In the second part of Eliot's The Hollow Men, he describes the home of the natives as, "death's dream kingdom (1)." He infers that the natives are people with no purpose who live in a desolate wasteland. This quote from the novel relates heavily to Eliot's statement, "When we came abreast again, they faced the river, stamped their feet, nodded their horned heads, swayed their scarlet bodies..... they shouted periodically together strings of amazing words that resembled no sounds of human language"(101). Again, this passage indicates that these people are lost and will never find their way. They are foreign to the human race, and cannot survive without Kurtz. They are a group of insane creatures that live in the most savage and terrifying place in the world.

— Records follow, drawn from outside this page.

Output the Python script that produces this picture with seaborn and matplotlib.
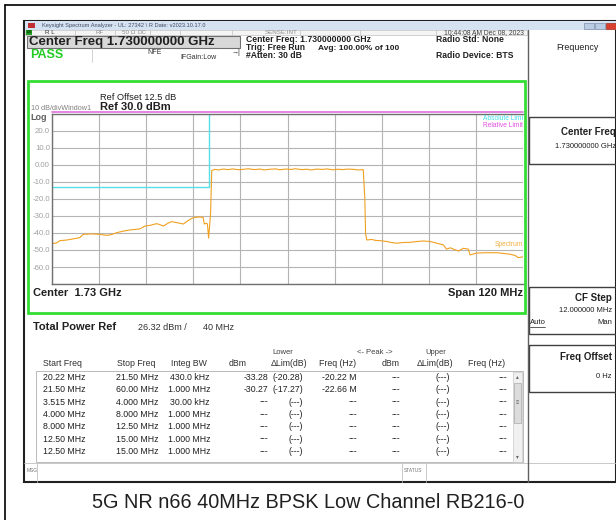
import numpy as np
import pandas as pd
import seaborn as sns
import matplotlib.pyplot as plt
from matplotlib.patches import Rectangle

# spectrum trace, offset from the 1.73 GHz centre (MHz) vs level (dBm)
trace_freq = [-60, -59.5, -58.8, -58, -56.5, -55.4, -54, -52.9, -52.4, -52, -50, -47.8,
              -46.1, -44.8, -43.5, -42, -40.1, -38.8, -37.6, -36.3, -35.2, -34.2, -33.3,
              -32.4, -31.6, -30.5, -29.5, -28.2, -26.5, -25.4, -24.4, -23.6, -22.5, -21.5,
              -21.2, -20.6, -20.4, -20.1, -19.8, -19.6, -19.3,
              -18.5, -17.5, -16.5, -15, -14, -12.5, -11, -10, -8.5, -7, -6, -4.5, -3, -2,
              -0.5, 1, 2, 3.5, 5, 6, 7.5, 9, 10, 11.5, 13, 14, 15.5, 17, 18, 19.3,
              19.7, 19.9, 20.2, 21.5, 22.5, 23.6, 25.3, 26.5, 27.8, 29.5, 31.2, 33, 34.6,
              36.3, 38, 39.7, 40.5, 41.5, 42.3, 43.5, 44.8, 46.1, 46.5, 48.2, 50.7, 53.3,
              55, 56.7, 58, 58.8, 60]
trace_dbm = [-45.5, -46.2, -45.8, -44.5, -44.2, -43.8, -43.2, -42.7, -41.5, -40.8, -40.5, -40.8,
             -41.4, -40.9, -39.8, -39.0, -38.2, -37.9, -37.6, -35.9, -35.6, -35.0, -34.5,
             -35.2, -35.9, -34.3, -33.3, -33.9, -34.7, -32.8, -31.4, -30.8, -30.6, -30.8,
             -34.7, -34.2, -34.7, -43.0, -34.5, -28.4, -3.2,
             -2.6, -2.9, -2.4, -2.7, -2.3, -2.8, -2.5, -2.2, -2.7, -2.4, -2.9, -2.5, -2.3, -2.8,
             -2.4, -2.6, -2.2, -2.7, -2.5, -2.9, -2.4, -2.6, -2.3, -2.8, -2.5, -2.7, -2.4, -2.6, -2.9, -2.7,
             -20.0, -40.5, -44.1, -43.8, -44.4, -44.5, -45.0, -45.6, -46.0, -45.6, -45.5, -45.0, -44.7,
             -45.0, -46.0, -47.0, -49.5, -48.7, -49.5, -50.6, -49.0, -49.5, -52.9, -51.8, -51.6, -51.6,
             -52.0, -52.5, -53.2, -54.5, -54.0]

# limit lines
abs_lim_freq = [-60, -20, -20]
abs_lim_dbm = [-13, -13, 45]
rel_lim_freq = [-60, 60]
rel_lim_dbm = [31.4, 31.4]

ytick_vals = [30, 20, 10, 0, -10, -20, -30, -40, -50, -60, -70]
ytick_text = ["", "20.0", "10.0", "0.00", "-10.0", "-20.0", "-30.0", "-40.0", "-50.0", "-60.0", ""]

# measurement table
start_freq = ["20.22 MHz", "21.50 MHz", "3.515 MHz", "4.000 MHz", "8.000 MHz", "12.50 MHz", "12.50 MHz"]
stop_freq = ["21.50 MHz", "60.00 MHz", "4.000 MHz", "8.000 MHz", "12.50 MHz", "15.00 MHz", "15.00 MHz"]
integ_bw = ["430.0 kHz", "1.000 MHz", "30.00 kHz", "1.000 MHz", "1.000 MHz", "1.000 MHz", "1.000 MHz"]
band_dbm = ["-33.28", "-30.27", "---", "---", "---", "---", "---"]
lower_dlim = ["(-20.28)", "(-17.27)", "(---)", "(---)", "(---)", "(---)", "(---)"]
lower_freq = ["-20.22 M", "-22.66 M", "---", "---", "---", "---", "---"]
peak_dbm = ["---"] * 7
upper_dlim = ["(---)"] * 7
upper_freq = ["---"] * 7

caption = "5G NR n66 40MHz BPSK Low Channel RB216-0"

sns.set_style("white")
plt.rcParams['font.family'] = ['Liberation Sans', 'DejaVu Sans']

W, H = 616, 520
fig = plt.figure(figsize=(W / 100, H / 100), dpi=100)
fig.patch.set_facecolor("white")

# pixel canvas for the analyzer window chrome
bg = fig.add_axes([0, 0, 1, 1])
bg.set_xlim(0, W)
bg.set_ylim(H, 0)
bg.axis("off")


def box(x0, y0, x1, y1, fc="none", ec="none", lw=1.0, z=1):
    bg.add_patch(Rectangle((x0, y0), x1 - x0, y1 - y0, facecolor=fc, edgecolor=ec, lw=lw, zorder=z))


def txt(x, y, s, size=6, ha="left", color="black", weight="normal", **kw):
    bg.text(x, y, s, fontsize=size, ha=ha, va="center", color=color, weight=weight, **kw)


# outer frame
bg.plot([5, 5], [5, 520], color="black", lw=1.2)
bg.plot([5, 616], [5, 5], color="black", lw=1.2)

# window
box(24, 21, 616, 482, fc="white", ec="#202020", lw=1.5)
box(25, 21, 616, 29.5, fc="#d4e2f2")
box(28, 23, 35, 28, fc="#c03030")
txt(42, 25.3, "Keysight Spectrum Analyzer - UL: 27342 \\ R Date: v2023.10.17.0", size=4.1, color="#404a60")
box(584, 23, 594, 29, fc="#b8cce4", ec="#8090a8", lw=0.5)
box(595, 23, 605, 29, fc="#b8cce4", ec="#8090a8", lw=0.5)
box(606, 23, 616, 29, fc="#d84030", ec="#a03020", lw=0.5)

# status row
box(25, 29.5, 527, 35, fc="#f4f4f4", ec="#c0c0c0", lw=0.5)
box(26, 30, 32, 34.5, fc="#20a020")
txt(29, 32.3, "LXI", size=2.6, ha="center", color="black")
for sx in [75, 115, 150, 180, 232, 300, 360, 436]:
    bg.plot([sx, sx], [29.5, 35], color="#c0c0c0", lw=0.5)
txt(45, 32.3, "R L", size=4.5, color="#303030")
txt(95, 32.3, "RF", size=4.5, color="#909090")
txt(122, 32.3, "50 \u03a9", size=4.5, color="#909090")
txt(138, 32.3, "DC", size=4.5, color="#909090")
txt(265, 32.3, "SENSE:INT", size=4.5, color="#909090")
txt(524, 32.3, "10:44:08 AM Dec 08, 2023", size=4.9, ha="right", color="#404040")

# measurement header
box(27, 35.5, 240, 48, fc="#d8d8d8", ec="#707070", lw=0.8)
txt(29, 41.8, "Center Freq 1.730000000 GHz", size=9.5, weight="bold", color="#202020")
txt(30, 55, "PASS", size=9, weight="bold", color="#22cc22")
bg.plot([92, 92], [48, 62], color="#c0c0c0", lw=0.5)
txt(147, 53, "NFE", size=5, color="#303030")
txt(180, 57.5, "IFGain:Low", size=5, color="#303030")
txt(236, 53, "\u2192|", size=5, ha="center", color="#303030")
txt(246, 40, "Center Freq: 1.730000000 GHz", size=6.2, weight="bold", color="#202020")
txt(246, 48, "Trig: Free Run", size=6.2, weight="bold", color="#202020")
txt(246, 56, "#Atten: 30 dB", size=6.2, weight="bold", color="#202020")
txt(318, 48, "Avg: 100.00% of 100", size=6.0, weight="bold", color="#202020")
txt(436, 40, "Radio Std: None", size=6.2, weight="bold", color="#202020")
txt(436, 56, "Radio Device: BTS", size=6.2, weight="bold", color="#202020")

# green window frame around the trace
box(28, 81, 525, 313, ec="#33dd33", lw=2.0, z=3)
txt(100, 97, "Ref Offset 12.5 dB", size=6.7, color="#202020")
txt(100, 107.5, "Ref 30.0 dBm", size=8, weight="bold", color="#202020")
txt(31, 108, "10 dB/divWindow1", size=5.2, color="#808080")
txt(30, 118, "Log", size=6.5, weight="bold", color="#606060")
txt(33, 293, "Center  1.73 GHz", size=8, weight="bold", color="#202020")
txt(523, 293, "Span 120 MHz", size=8, weight="bold", ha="right", color="#202020")

# summary and table
txt(33, 327, "Total Power Ref", size=8, weight="bold", color="#202020")
txt(138, 327, "26.32 dBm /", size=6.5, color="#303030")
txt(203, 327, "40 MHz", size=6.5, color="#303030")

hy = 364
txt(283, 352, "Lower", size=5.5, ha="center", color="#404040")
txt(375, 352, "<- Peak ->", size=5.5, ha="center", color="#404040")
txt(436, 352, "Upper", size=5.5, ha="center", color="#404040")
headers = [(43, "left", "Start Freq"), (155, "right", "Stop Freq"), (207, "right", "Integ BW"),
           (247, "right", "dBm"), (307, "right", "\u0394Lim(dB)"), (356, "right", "Freq (Hz)"),
           (400, "right", "dBm"), (453, "right", "\u0394Lim(dB)"), (505, "right", "Freq (Hz)")]
for hx, ha, s in headers:
    txt(hx, hy, s, size=6.3, ha=ha, color="#303030")

box(36, 371, 523, 462, ec="#b0b0b0", lw=0.6)
columns = [(43, "left", start_freq), (158, "right", stop_freq), (210, "right", integ_bw),
           (268, "right", band_dbm), (303, "right", lower_dlim), (357, "right", lower_freq),
           (400, "right", peak_dbm), (450, "right", upper_dlim), (507, "right", upper_freq)]
for i in range(len(start_freq)):
    ry = 377.5 + i * 12.3
    for cx, ha, col in columns:
        txt(cx, ry, col[i], size=6.3, ha=ha, color="#202020")

# scrollbar
box(513, 372, 522, 462, fc="#f0f0f0", ec="#c8c8c8", lw=0.5)
box(514, 383, 521, 423, fc="#dcdcdc", ec="#a8a8a8", lw=0.5)
txt(517.5, 377, "\u25b4", size=4, ha="center", color="#606060")
txt(517.5, 457, "\u25be", size=4, ha="center", color="#606060")
txt(517.5, 403, "\u2261", size=4, ha="center", color="#606060")

# message bar
bg.plot([24, 616], [463, 463], color="#c0c0c0", lw=0.6)
bg.plot([37, 37], [463, 482], color="#c0c0c0", lw=0.6)
bg.plot([402, 402], [463, 482], color="#c0c0c0", lw=0.6)
bg.plot([426, 426], [463, 482], color="#c0c0c0", lw=0.6)
txt(27, 470, "MSG", size=3.5, color="#707070")
txt(404, 470, "STATUS", size=3.5, color="#707070")

# softkey panel
bg.plot([528, 528], [29.5, 482], color="#606060", lw=1.0)
txt(577, 47, "Frequency", size=6.4, ha="center", color="#202020")
for y0, y1 in [(117, 164), (287, 334), (345, 392)]:
    box(529, y0, 620, y1, ec="#404040", lw=1.0)
txt(616, 132, "Center Freq", size=7, weight="bold", ha="right", color="#202020")
txt(616, 147, "1.730000000 GHz", size=5.5, ha="right", color="#202020")
txt(612, 298, "CF Step", size=7, weight="bold", ha="right", color="#202020")
txt(612, 311, "12.000000 MHz", size=5.5, ha="right", color="#202020")
txt(530, 323, "Auto", size=5.5, color="#202020")
bg.plot([530, 545], [327, 327], color="#202020", lw=0.5)
txt(612, 323, "Man", size=5.5, ha="right", color="#202020")
txt(612, 357, "Freq Offset", size=7, weight="bold", ha="right", color="#202020")
txt(612, 376, "0 Hz", size=5.5, ha="right", color="#202020")

# caption
txt(308, 503, caption, size=14.3, ha="center", color="#202020")

# spectrum graticule
ax = fig.add_axes([52 / W, 1 - 284 / H, 471 / W, 170 / H])
ax.set_zorder(2)
ax.set_facecolor("white")
sns.lineplot(x=abs_lim_freq, y=abs_lim_dbm, sort=False, estimator=None, color="#55e0e8", lw=1.0, ax=ax)
sns.lineplot(x=rel_lim_freq, y=rel_lim_dbm, sort=False, estimator=None, color="#e070e0", lw=1.2,
             ax=ax, clip_on=False)
sns.lineplot(x=trace_freq, y=trace_dbm, sort=False, estimator=None, color="#f0a020", lw=0.8, ax=ax)
ax.set_xlim(-60, 60)
ax.set_ylim(-70, 30)
ax.set_xticks(np.arange(-60, 61, 12))
ax.set_xticklabels([])
ax.set_yticks(ytick_vals)
ax.set_yticklabels(ytick_text, fontsize=5.6, color="#a0a0a0")
ax.tick_params(length=0, pad=1.5)
ax.grid(True, color="#b4b4b4", lw=0.8)
ax.set_xlabel("")
ax.set_ylabel("")
for side in ["top", "left", "bottom"]:
    ax.spines[side].set_color("#707070")
    ax.spines[side].set_linewidth(1.0)
ax.spines["right"].set_visible(False)
ax.text(1.0, 0.975, "Absolute Limi", transform=ax.transAxes, fontsize=4.8, color="#40e0e8",
        ha="right", va="center")
ax.text(1.0, 0.935, "Relative Limit", transform=ax.transAxes, fontsize=4.8, color="#e050e0",
        ha="right", va="center")
ax.text(1.0, 0.23, "Spectrum", transform=ax.transAxes, fontsize=4.8, color="#f0b040",
        ha="right", va="center")

plt.savefig("out.png", dpi=100)
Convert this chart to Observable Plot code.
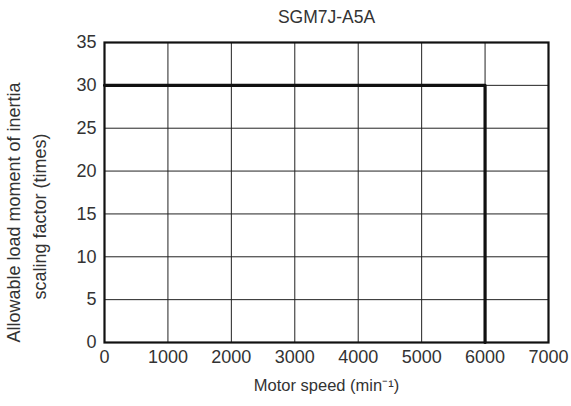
<!DOCTYPE html>
<html>
<head>
<meta charset="utf-8">
<script src="https://cdn.jsdelivr.net/npm/d3@7"></script>
<script src="https://cdn.jsdelivr.net/npm/@observablehq/plot@0.6"></script>
<style>
  html, body { margin: 0; padding: 0; background: #fff; }
  #chart svg { display: block; }
</style>
</head>
<body>
<div id="chart"></div>
<script>
// Data
const title = "SGM7J-A5A";
const xLabel = "Motor speed (min⁻¹)";
const yLabelLines = ["Allowable load moment of inertia", "scaling factor (times)"];
const xTicks = [0, 1000, 2000, 3000, 4000, 5000, 6000, 7000];
const yTicks = [0, 5, 10, 15, 20, 25, 30, 35];
const speed = [0, 6000, 6000];
const factor = [30, 30, 0];

const W = 571, H = 406;
const mL = 104, mR = 23, mT = 42, mB = 64;
const font = "Liberation Sans, Arial, sans-serif";
const txt = "#333";
const fs = 18;

const line = speed.map((s, i) => ({speed: s, factor: factor[i]}));

const chart = Plot.plot({
  width: W,
  height: H,
  marginLeft: mL,
  marginRight: mR,
  marginTop: mT,
  marginBottom: mB,
  style: {fontFamily: font, fontSize: fs + "px", color: txt, background: "#fff"},
  x: {domain: [0, 7000], label: null},
  y: {domain: [0, 35], label: null},
  marks: [
    Plot.gridX(xTicks, {stroke: "#222", strokeOpacity: 1, strokeWidth: 1}),
    Plot.gridY(yTicks, {stroke: "#222", strokeOpacity: 1, strokeWidth: 1}),
    Plot.frame({stroke: "#111", strokeWidth: 2.2}),
    Plot.line(line, {x: "speed", y: "factor", stroke: "#111", strokeWidth: 3.2, curve: "linear"}),
    Plot.axisX(xTicks, {tickSize: 0, tickPadding: 8, fontSize: fs, fill: txt, label: null, tickFormat: d => String(d)}),
    Plot.axisY(yTicks, {tickSize: 0, tickPadding: 8, fontSize: fs, fill: txt, label: null, tickFormat: d => String(d)}),
    // title
    Plot.text([title], {frameAnchor: "top", lineAnchor: "middle", dy: -25, fontSize: 17.5, fill: txt, text: d => d}),
    // x label
    Plot.text([xLabel], {frameAnchor: "bottom", lineAnchor: "middle", dy: 43, fontSize: 16.5, fill: txt, text: d => d}),
    // y label lines
    Plot.text([yLabelLines[0]], {frameAnchor: "left", textAnchor: "middle", lineAnchor: "middle", rotate: -90, dx: -90, dy: 20, fontSize: 18, fill: txt, text: d => d}),
    Plot.text([yLabelLines[1]], {frameAnchor: "left", textAnchor: "middle", lineAnchor: "middle", rotate: -90, dx: -64, dy: 24, fontSize: 18, fill: txt, text: d => d})
  ]
});
document.getElementById("chart").appendChild(chart);
</script>
</body>
</html>
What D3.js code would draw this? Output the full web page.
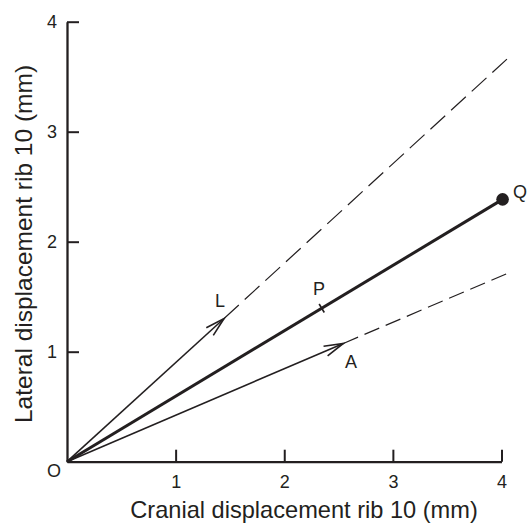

The society that exists on the other side of the world is a land of loss and failure, a place of darkness. In The Hollow Men, Eliot says,
"Remember us -- if at all -- not as lost
Violent souls, but only
As the hollow men
The stuffed men." (1)
This means that these people will be remembered as people who have done nothing. They are all failures. In Heart of Darkness this passage relates to the one above, "His was an impenetrable darkness. I looked at him as you peer down at a man who is lying at the bottom of a precipice where the sun never shines" (104). This is the main similarity between both works. Both describe the jungle as a setting of true, cold, unstoppable darkness that will never change and the people that inhabit this God-forsaken place will always be the most unpurposeful and forgot-about people in world.